Le DLC propose aussi deux personnages jouables supplémentaires : Usagi Yojimbo et Karai, utilisables dans tous les modes. La seconde est une création originale pour le jeu, tandis que le premier est un personnage de comics qui avait déjà prêté main-forte aux tortues dans d’autres de leurs aventures. Ce n’est que le début du mille-feuille de clins d’œil qu’ont intégré les développeurs. C’est un véritable festival pour les fans. Tout y passe, des dessins animés aux films, en passant par les comics, les jouets, voire même les jeux vidéo précédents.

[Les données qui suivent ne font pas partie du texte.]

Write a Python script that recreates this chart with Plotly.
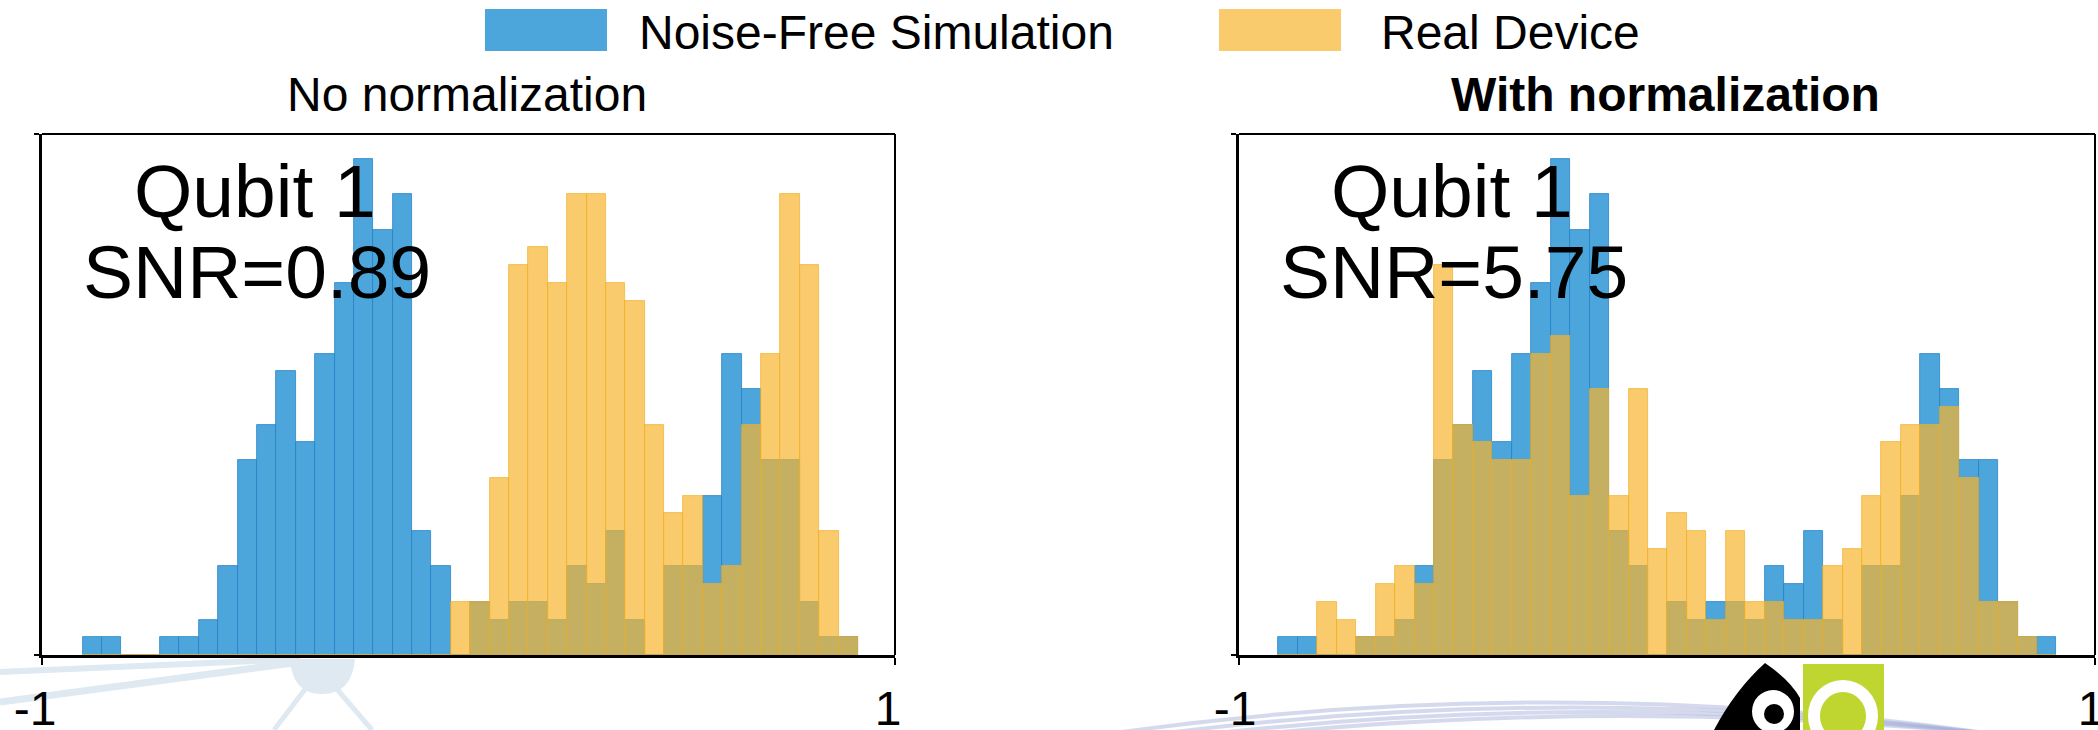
import plotly.graph_objects as go

# ---------------- data ----------------
series_names = ["Noise-Free Simulation", "Real Device"]
panel_titles = ["No normalization", "<b>With normalization</b>"]
qubit_labels = ["Qubit 1", "Qubit 1"]
snr_labels = ["SNR=0.89", "SNR=5.75"]

# 40 equal-width histogram bins (counts per bin), 300 shots each
bin_width = 0.04545
left_bin_start = -0.905
right_bin_start = -0.908

sim_counts_left = [1, 1, 0, 0, 1, 1, 2, 5, 11, 13, 16, 12, 17, 21, 28, 24, 26, 7, 5, 0,
                   3, 2, 3, 3, 2, 5, 4, 7, 2, 0, 5, 5, 9, 17, 15, 11, 11, 3, 1, 1]
dev_counts_left = [0, 0, 0, 0, 0, 0, 0, 0, 0, 0, 0, 0, 0, 0, 0, 0, 0, 0, 0, 3,
                   3, 10, 22, 23, 21, 26, 26, 21, 20, 13, 8, 9, 4, 5, 13, 17, 26, 22, 7, 1]

sim_counts_right = [1, 1, 0, 0, 1, 1, 2, 5, 11, 13, 16, 12, 17, 21, 28, 24, 26, 7, 5, 0,
                    3, 2, 3, 3, 2, 5, 4, 7, 2, 0, 5, 5, 9, 17, 15, 11, 11, 3, 1, 1]
dev_counts_right = [0, 0, 3, 2, 1, 4, 5, 4, 22, 13, 12, 11, 11, 17, 18, 9, 15, 9, 15, 6,
                    8, 7, 2, 7, 3, 3, 2, 2, 5, 6, 9, 12, 13, 13, 14, 10, 3, 3, 1, 0]

x_tick_vals = [-1, 1]
x_tick_text = ["-1", "1"]
y_max = 29.4

# ---------------- styling ----------------
W, H = 2098, 730
FONT = "Arial, Liberation Sans, sans-serif"
BLUE = "rgb(77,166,219)"
BLUE_EDGE = "rgba(30,125,195,0.9)"
ORANGE = "rgba(248,181,45,0.70)"
ORANGE_EDGE = "rgba(240,175,35,0.85)"


def px_x(p):
    return p / W


def px_y(p):
    return 1 - p / H


def centers(start, n):
    return [start + bin_width * (i + 0.5) for i in range(n)]


fig = go.Figure()

panels = [
    (left_bin_start, sim_counts_left, dev_counts_left, "x", "y"),
    (right_bin_start, sim_counts_right, dev_counts_right, "x2", "y2"),
]
for start, sim, dev, xa, ya in panels:
    xc = centers(start, len(sim))
    fig.add_trace(go.Bar(x=xc, y=sim, width=bin_width, name=series_names[0],
                         marker=dict(color=BLUE, line=dict(color=BLUE_EDGE, width=0.8)),
                         xaxis=xa, yaxis=ya, showlegend=False))
    fig.add_trace(go.Bar(x=xc, y=dev, width=bin_width, name=series_names[1],
                         marker=dict(color=ORANGE, line=dict(color=ORANGE_EDGE, width=0.8)),
                         xaxis=xa, yaxis=ya, showlegend=False))

x_domains = [[px_x(42), px_x(895)], [px_x(1239), px_x(2095)]]
y_domain = [px_y(655), px_y(134)]

common_x = dict(range=[-1, 1], showgrid=False, zeroline=False, showline=True,
                linecolor="black", linewidth=3, ticks="outside", ticklen=7,
                tickwidth=2, tickcolor="black", tickvals=x_tick_vals,
                ticktext=x_tick_text, tickfont=dict(family=FONT, size=48, color="black"),
                ticklabelstandoff=2, ticklabeloverflow="allow",
                automargin=False, fixedrange=True)
common_y = dict(range=[0, y_max], showgrid=False, zeroline=False, showline=True,
                linecolor="black", linewidth=3, ticks="outside", ticklen=5,
                tickwidth=2, tickcolor="black", tickvals=[0, y_max],
                showticklabels=False, automargin=False, fixedrange=True)

fig.update_layout(
    width=W, height=H, margin=dict(l=0, r=0, t=0, b=0, autoexpand=False),
    paper_bgcolor="white", plot_bgcolor="white",
    barmode="overlay", bargap=0, showlegend=False,
    xaxis=dict(domain=x_domains[0], anchor="y", ticklabelshift=-7, **common_x),
    yaxis=dict(domain=y_domain, anchor="x", **common_y),
    xaxis2=dict(domain=x_domains[1], anchor="y2", ticklabelshift=-4, **common_x),
    yaxis2=dict(domain=y_domain, anchor="x2", **common_y),
)

shapes = []
annotations = []

# ---- faint slide-background decorations (below everything) ----
PALE = "rgb(222,233,241)"
LAV = "rgba(160,170,215,0.45)"
deco_lines = [((0, 672), (300, 659), 6), ((0, 702), (300, 662), 7),
              ((306, 688), (274, 730), 5), ((336, 688), (372, 730), 5)]
for (xa0, ya0), (xa1, ya1), wd in deco_lines:
    shapes.append(dict(type="line", xref="paper", yref="paper", layer="below",
                       x0=px_x(xa0), y0=px_y(ya0), x1=px_x(xa1), y1=px_y(ya1),
                       line=dict(color=PALE, width=wd)))
shapes.append(dict(type="path", xref="paper", yref="paper", layer="below",
                   path=f"M {px_x(290)},{px_y(659)} Q {px_x(292)},{px_y(694)} {px_x(322)},{px_y(694)} "
                        f"Q {px_x(352)},{px_y(694)} {px_x(355)},{px_y(659)} Z",
                   fillcolor=PALE, line=dict(width=0)))
for k, (y_top, x_a, x_b) in enumerate([(700, 1100, 2000), (710, 1150, 2000), (719, 1200, 2000), (727, 1250, 2000)]):
    shapes.append(dict(type="path", xref="paper", yref="paper", layer="below",
                       path=f"M {px_x(x_a)},{px_y(735)} Q {px_x((x_a + x_b) / 2)},{px_y(y_top - 30)} {px_x(x_b)},{px_y(735)}",
                       line=dict(color=LAV, width=4)))
# logo-like blocks at the bottom right of the slide
shapes.append(dict(type="path", xref="paper", yref="paper", layer="below",
                   path=f"M {px_x(1765)},{px_y(663)} Q {px_x(1735)},{px_y(690)} {px_x(1714)},{px_y(730)} "
                        f"L {px_x(1800)},{px_y(730)} L {px_x(1800)},{px_y(698)} Q {px_x(1790)},{px_y(680)} {px_x(1765)},{px_y(663)} Z",
                   fillcolor="black", line=dict(width=0)))
shapes.append(dict(type="circle", xref="paper", yref="paper", layer="below",
                   x0=px_x(1752), x1=px_x(1794), y0=px_y(733), y1=px_y(690),
                   fillcolor="white", line=dict(width=0)))
shapes.append(dict(type="circle", xref="paper", yref="paper", layer="below",
                   x0=px_x(1764), x1=px_x(1784), y0=px_y(724), y1=px_y(704),
                   fillcolor="black", line=dict(width=0)))
shapes.append(dict(type="rect", xref="paper", yref="paper", layer="below",
                   x0=px_x(1803), x1=px_x(1884), y0=px_y(730), y1=px_y(664),
                   fillcolor="rgb(192,214,48)", line=dict(width=0)))
shapes.append(dict(type="circle", xref="paper", yref="paper", layer="below",
                   x0=px_x(1814), x1=px_x(1872), y0=px_y(746), y1=px_y(686),
                   fillcolor="rgba(0,0,0,0)", line=dict(color="white", width=12)))

for i, (xa, ya) in enumerate([("x", "y"), ("x2", "y2")]):
    # top and right frame lines
    shapes.append(dict(type="line", xref=f"{xa} domain", yref=f"{ya} domain",
                       x0=0, x1=1, y0=1, y1=1, line=dict(color="black", width=2)))
    shapes.append(dict(type="line", xref=f"{xa} domain", yref=f"{ya} domain",
                       x0=1, x1=1, y0=0, y1=1, line=dict(color="black", width=2)))

# panel titles
annotations.append(dict(text=panel_titles[0], x=px_x(467), y=px_y(95), xref="paper", yref="paper",
                        xanchor="center", yanchor="middle", showarrow=False,
                        font=dict(family=FONT, size=48, color="black")))
annotations.append(dict(text=panel_titles[1], x=px_x(1665), y=px_y(95), xref="paper", yref="paper",
                        xanchor="center", yanchor="middle", showarrow=False,
                        font=dict(family=FONT, size=48, color="black")))

# in-panel labels
for cx, q, s in [(255, qubit_labels[0], snr_labels[0]), (1452, qubit_labels[1], snr_labels[1])]:
    annotations.append(dict(text=q, x=px_x(cx), y=px_y(191), xref="paper", yref="paper",
                            xanchor="center", yanchor="middle", showarrow=False,
                            font=dict(family=FONT, size=75, color="black")))
    annotations.append(dict(text=s, x=px_x(cx + 2), y=px_y(272), xref="paper", yref="paper",
                            xanchor="center", yanchor="middle", showarrow=False,
                            font=dict(family=FONT, size=75, color="black")))

# legend (drawn manually to match the large swatches)
legend_items = [(485, 607, 637, series_names[0], BLUE),
                (1219, 1341, 1379, series_names[1], "rgb(250,203,108)")]
for x0, x1, tx, name, col in legend_items:
    shapes.append(dict(type="rect", xref="paper", yref="paper",
                       x0=px_x(x0), x1=px_x(x1), y0=px_y(51), y1=px_y(9),
                       fillcolor=col, line=dict(width=0)))
    annotations.append(dict(text=name, x=px_x(tx), y=px_y(32), xref="paper", yref="paper",
                            xanchor="left", yanchor="middle", showarrow=False,
                            font=dict(family=FONT, size=48, color="black")))

fig.update_layout(shapes=shapes, annotations=annotations)
fig.write_html("out.html")
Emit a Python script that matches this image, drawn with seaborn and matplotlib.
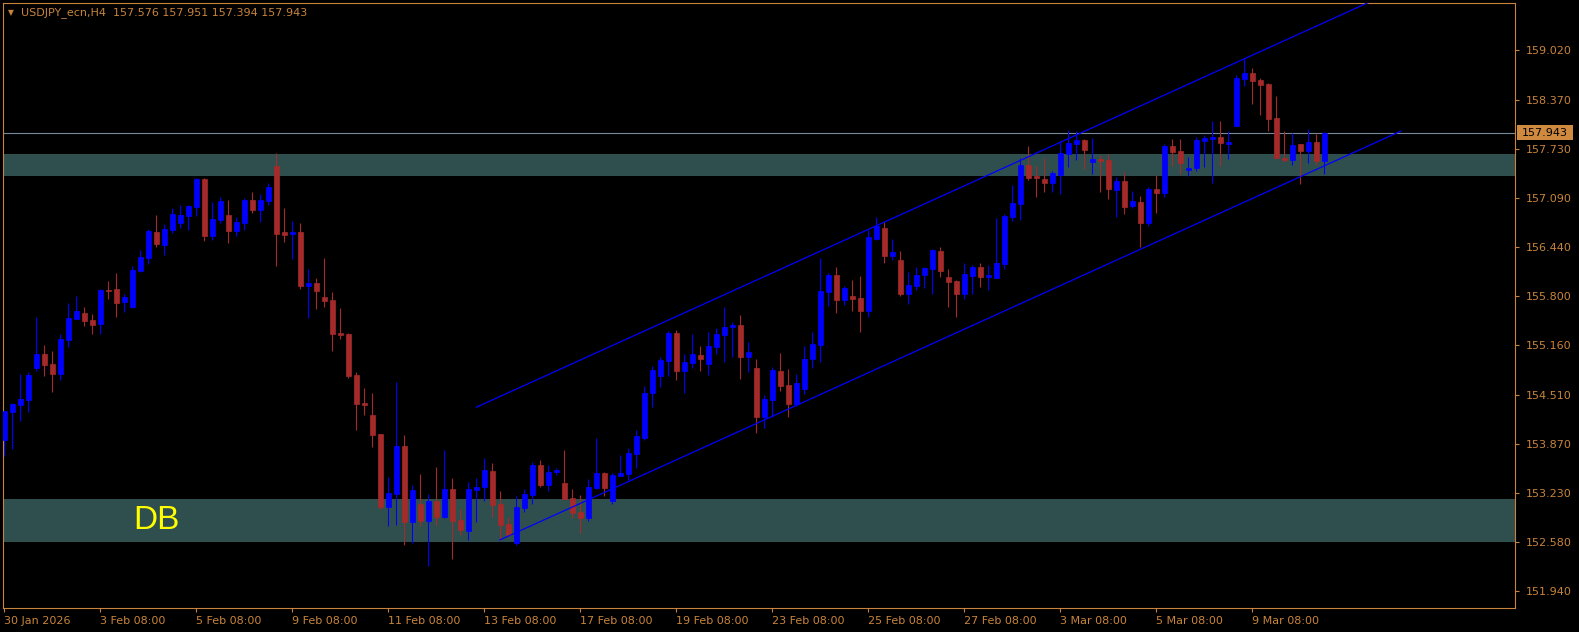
import pandas as pd
import seaborn as sns
import matplotlib.pyplot as plt
from matplotlib.patches import Rectangle
from matplotlib.transforms import blended_transform_factory

# H4 candles, USDJPY_ecn
opens = [153.918, 154.289, 154.377, 154.442, 154.865, 155.044, 154.913, 154.782, 155.227, 155.502,
         155.581, 155.489, 155.437, 155.882, 155.895, 155.725, 155.659, 156.131, 156.301, 156.641,
         156.471, 156.667, 156.759, 156.851, 156.968, 157.335, 156.589, 156.798, 156.864, 156.654,
         156.759, 157.060, 156.929, 157.047, 157.505, 156.641, 156.615, 156.641, 155.934, 155.974,
         155.790, 155.751, 155.319, 155.306, 154.769, 154.403, 154.246, 153.997, 153.041, 153.212,
         153.840, 152.845, 153.081, 152.858, 153.120, 152.910, 153.277, 152.871, 152.727, 153.264,
         153.303, 153.513, 153.081, 152.819, 152.570, 153.028, 153.198, 153.591, 153.329, 153.500,
         153.355, 153.159, 152.976, 152.897, 153.290, 153.487, 153.120, 153.447, 153.473, 153.735,
         153.945, 154.534, 154.756, 154.952, 155.319, 154.822, 154.926, 155.031, 154.913, 155.136,
         155.293, 155.398, 155.424, 155.005, 154.861, 154.220, 154.442, 154.822, 154.638, 154.390,
         154.586, 154.979, 155.162, 155.856, 156.078, 155.751, 155.803, 155.777, 155.607, 156.550,
         156.693, 156.327, 156.275, 155.830, 155.934, 156.078, 156.157, 156.392, 156.052, 156.000,
         155.830, 156.065, 156.183, 156.052, 156.039, 156.222, 156.838, 157.008, 157.518, 157.374,
         157.335, 157.283, 157.387, 157.662, 157.793, 157.845, 157.557, 157.597, 157.584, 157.191,
         157.309, 156.981, 157.034, 156.759, 157.204, 157.152, 157.767, 157.701, 157.453, 157.479,
         157.832, 157.858, 157.885, 157.793, 158.029, 158.644, 158.722, 158.631, 158.578, 158.133,
         157.610, 157.584, 157.793, 157.701, 157.819, 157.576]

highs = [154.298, 154.407, 154.782, 154.812, 155.532, 155.162, 155.083, 155.306, 155.708, 155.807,
         155.663, 155.568, 155.895, 156.000, 156.104, 155.830, 156.196, 156.405, 156.680, 156.864,
         156.746, 156.955, 156.995, 156.995, 157.348, 157.348, 157.034, 157.099, 157.060, 156.838,
         157.086, 157.165, 157.139, 157.283, 157.675, 156.955, 156.785, 156.759, 156.157, 156.039,
         156.301, 155.856, 155.646, 155.319, 154.809, 154.599, 154.534, 153.997, 153.434, 154.678,
         153.984, 153.329, 153.473, 153.212, 153.565, 153.788, 153.421, 153.015, 153.369, 153.421,
         153.683, 153.617, 153.251, 152.910, 153.185, 153.277, 153.630, 153.657, 153.591, 153.552,
         153.788, 153.277, 153.198, 153.408, 153.945, 153.500, 153.487, 153.722, 153.814, 154.049,
         154.625, 154.887, 155.005, 155.345, 155.358, 155.044, 155.306, 155.149, 155.332, 155.384,
         155.659, 155.463, 155.555, 155.201, 154.979, 154.508, 154.874, 155.057, 154.848, 154.782,
         155.149, 155.332, 156.301, 156.104, 156.183, 155.934, 156.013, 156.065, 156.667, 156.838,
         156.772, 156.550, 156.392, 156.118, 156.183, 156.183, 156.419, 156.445, 156.157, 156.013,
         156.235, 156.209, 156.235, 156.209, 156.824, 156.877, 157.256, 157.610, 157.767, 157.505,
         157.610, 157.440, 157.832, 157.976, 157.963, 157.858, 157.872, 157.649, 157.662, 157.361,
         157.426, 157.178, 157.112, 157.230, 157.387, 157.793, 157.858, 157.858, 157.623, 157.885,
         157.911, 158.094, 158.094, 157.963, 158.696, 158.919, 158.788, 158.657, 158.592, 158.421,
         157.963, 157.937, 157.793, 157.989, 157.924, 157.951]

lows = [153.709, 153.801, 154.171, 154.289, 154.822, 154.756, 154.551, 154.704, 155.140, 155.502,
        155.411, 155.306, 155.306, 155.764, 155.528, 155.594, 155.646, 156.118, 156.222, 156.445,
        156.340, 156.628, 156.693, 156.667, 156.851, 156.523, 156.536, 156.759, 156.497, 156.589,
        156.667, 156.890, 156.772, 156.995, 156.196, 156.510, 156.288, 155.895, 155.515, 155.633,
        155.659, 155.083, 155.240, 154.730, 154.049, 154.246, 153.827, 153.015, 152.793, 152.806,
        152.544, 152.570, 152.793, 152.269, 152.806, 152.897, 152.361, 152.675, 152.609, 152.845,
        153.120, 152.910, 152.609, 152.662, 152.544, 152.976, 153.081, 153.303, 153.251, 153.460,
        153.146, 152.897, 152.701, 152.858, 153.277, 153.185, 153.081, 153.447, 153.395, 153.552,
        153.918, 154.350, 154.612, 154.756, 154.704, 154.534, 154.861, 154.822, 154.769, 155.044,
        154.939, 155.005, 154.717, 154.809, 154.010, 154.075, 154.220, 154.560, 154.220, 154.364,
        154.521, 154.861, 154.939, 155.672, 155.581, 155.685, 155.607, 155.332, 155.528, 156.536,
        156.235, 156.275, 155.803, 155.699, 155.882, 155.908, 155.830, 156.052, 155.659, 155.528,
        155.764, 155.830, 155.921, 155.882, 156.039, 156.157, 156.785, 156.798, 157.322, 157.099,
        157.165, 157.165, 157.139, 157.492, 157.584, 157.466, 157.400, 157.165, 157.073, 156.838,
        156.877, 156.955, 156.445, 156.720, 156.890, 157.099, 157.505, 157.400, 157.374, 157.440,
        157.492, 157.283, 157.505, 157.597, 158.029, 158.552, 158.317, 158.173, 157.963, 157.610,
        157.557, 157.518, 157.269, 157.544, 157.518, 157.394]

closes = [154.298, 154.390, 154.455, 154.769, 155.044, 154.900, 154.782, 155.240, 155.515, 155.607,
          155.476, 155.424, 155.882, 155.873, 155.712, 155.790, 156.144, 156.314, 156.654, 156.484,
          156.680, 156.877, 156.864, 156.981, 157.335, 156.589, 156.811, 157.047, 156.654, 156.772,
          157.060, 156.929, 157.060, 157.230, 156.615, 156.602, 156.641, 155.934, 155.974, 155.869,
          155.738, 155.306, 155.293, 154.756, 154.390, 154.377, 153.984, 153.041, 153.225, 153.840,
          152.845, 153.264, 152.858, 153.120, 152.910, 153.277, 152.858, 152.740, 153.277, 153.303,
          153.526, 153.068, 152.806, 152.675, 153.041, 153.212, 153.591, 153.329, 153.500, 153.526,
          153.146, 152.963, 152.897, 153.303, 153.487, 153.290, 153.460, 153.487, 153.748, 153.971,
          154.534, 154.835, 154.966, 155.319, 154.822, 154.939, 155.044, 154.979, 155.149, 155.306,
          155.398, 155.424, 155.005, 155.070, 154.220, 154.455, 154.835, 154.625, 154.390, 154.665,
          154.979, 155.175, 155.869, 156.078, 155.751, 155.908, 155.764, 155.607, 156.576, 156.720,
          156.327, 156.379, 155.830, 155.947, 156.078, 156.170, 156.405, 156.131, 155.987, 155.830,
          156.091, 156.183, 156.052, 156.078, 156.235, 156.851, 157.021, 157.518, 157.348, 157.348,
          157.283, 157.413, 157.675, 157.806, 157.845, 157.715, 157.597, 157.571, 157.204, 157.309,
          156.968, 157.047, 156.759, 157.204, 157.152, 157.767, 157.688, 157.544, 157.479, 157.845,
          157.872, 157.885, 157.806, 157.819, 158.657, 158.722, 158.618, 158.565, 158.120, 157.610,
          157.584, 157.780, 157.701, 157.819, 157.571, 157.943]

date_labels = ["30 Jan 2026", "3 Feb 08:00", "5 Feb 08:00", "9 Feb 08:00", "11 Feb 08:00",
               "13 Feb 08:00", "17 Feb 08:00", "19 Feb 08:00", "23 Feb 08:00", "25 Feb 08:00",
               "27 Feb 08:00", "3 Mar 08:00", "5 Mar 08:00", "9 Mar 08:00"]
bars_per_label = 12

price_ticks = [151.94, 152.58, 153.23, 153.87, 154.51, 155.16, 155.80, 156.44, 157.09, 157.73, 158.37, 159.02]

zone_upper = (157.374, 157.662)
zone_db = (152.587, 153.146)
last_price = 157.943

# channel anchors (bar index, price)
channel_lower = [(61.9, 152.609), (174.6, 157.963)]
channel_upper = [(58.96, 154.346), (174.6, 159.839)]

BULL = '#0000FF'
BEAR = '#A52A2A'
TXT = '#C8843C'

df = pd.DataFrame({'open': opens, 'high': highs, 'low': lows, 'close': closes})
df['bar'] = range(len(df))
df['color'] = [BULL if c > o else BEAR for o, c in zip(df['open'], df['close'])]

sns.set_style('dark', {'axes.facecolor': 'black', 'figure.facecolor': 'black'})
plt.rcParams['font.family'] = ['DejaVu Sans']

fig = plt.figure(figsize=(15.79, 6.32), dpi=100)
ax = fig.add_axes([2.5 / 1579, 24 / 632, 1512.5 / 1579, 605.5 / 632])
ax.set_facecolor('black')
ax.grid(False)

# support / resistance zones
ax.axhspan(*zone_upper, color='#2F4F4F', zorder=0.5, lw=0)
ax.axhspan(*zone_db, color='#2F4F4F', zorder=0.5, lw=0)
ax.axhline(last_price, color='#778899', lw=0.8, zorder=1)

# candles
ax.vlines(df['bar'], df['low'], df['high'], colors=df['color'], lw=0.8, zorder=2)
body_lo = df[['open', 'close']].min(axis=1)
body_h = (df['close'] - df['open']).abs()
ax.bar(df['bar'], body_h, bottom=body_lo, width=0.58, color=df['color'],
       edgecolor=df['color'], linewidth=0.5, zorder=3)

# trend channel
for pts in (channel_lower, channel_upper):
    sns.lineplot(x=[p[0] for p in pts], y=[p[1] for p in pts], color='#0000FF',
                 lw=0.9, ax=ax, zorder=4)

ax.text(16.1, (zone_db[0] + zone_db[1]) / 2, 'DB', color='#FFFF00', fontsize=24,
        family='Liberation Sans', va='center', ha='left', zorder=5)

ax.set_xlim(-0.25, 188.84)
ax.set_ylim(151.719, 159.645)

ax.yaxis.tick_right()
ax.set_yticks(price_ticks)
ax.set_yticklabels([f'{t:.3f}' for t in price_ticks])
ax.set_xticks([i * bars_per_label for i in range(len(date_labels))])
ax.set_xticklabels(date_labels, ha='left')
ax.tick_params(axis='y', colors=TXT, labelcolor=TXT, length=3, width=0.8, pad=5, labelsize=8, direction='out')
ax.tick_params(axis='x', colors=TXT, labelcolor=TXT, length=3, width=0.8, pad=3, labelsize=8, direction='out')
ax.tick_params(left=False, right=True, bottom=True)
for sp in ax.spines.values():
    sp.set_color(TXT)
    sp.set_linewidth(0.8)
    sp.set_visible(True)

# current price tag on the price scale
tr = blended_transform_factory(ax.transAxes, ax.transData)
ax.add_patch(Rectangle((1.0013, last_price - 0.092), 0.037, 0.184, transform=tr,
                       facecolor='#D08A40', edgecolor='none', clip_on=False, zorder=6))
ax.text(1.0046, last_price, f'{last_price:.3f}', transform=tr, color='black', fontsize=8,
        va='center', ha='left', zorder=7, clip_on=False)

fig.text(10.5 / 1579, 1 - 12.5 / 632, '\u25bc', color=TXT, fontsize=5.5, ha='center', va='center')
fig.text(21 / 1579, 1 - 12.7 / 632,
         'USDJPY_ecn,H4  ' + ' '.join(f'{v:.3f}' for v in (opens[-1], highs[-1], lows[-1], closes[-1])),
         color=TXT, fontsize=8, ha='left', va='center')

fig.savefig('out.png', dpi=100, facecolor='black')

J’ai eu l’occasion de m’entretenir avec Frederic Gemus et Eric Lafontaine de Tribute, lors de la Gamescom cet été. Et je dois dire que de les écouter raconter leur vision du jeu était déjà passionnant, mais les entendre parler des tortues avec un accent québécois était tout bonnement irrésistible. Ils m’ont notamment indiqué qu’ils n’ont pas « les droits » pour parler des costumes issus de la version « Game Boy » des tortues, alors c’est un modèle appelé officiellement « vintage ».
Go ninja, go ninja, go!
Shredder’s Revenge est sorti en 2022, mais avec ce DLC on pourrait presque dire qu’il est sorti cette année, non? Parce que si c’est le cas, je pourrais le glisser dans mes « jeux de l’année ». J’ai adoré du début à la fin, des graphismes au thème musical de la série animée réorchestré. Comme je l’avais expliqué en podcast également, la nostalgie fonctionne très bien, mais le jeu a réellement autre chose à proposer. C’est une leçon de ce que la remise au goût du jour peut réellement apporter. Seul petit bémol sa durée de vie, si le côté Arcade vous parle moins. Mais pour 30 CHF avec le DLC, y a pas d’lézard.
Note: 9 Chevaliers d’écailles et de vinyle sur 10
Testé sur PC, disponible également sur Switch, Xbox One, Xbox Series X|S, PS4 et PS5.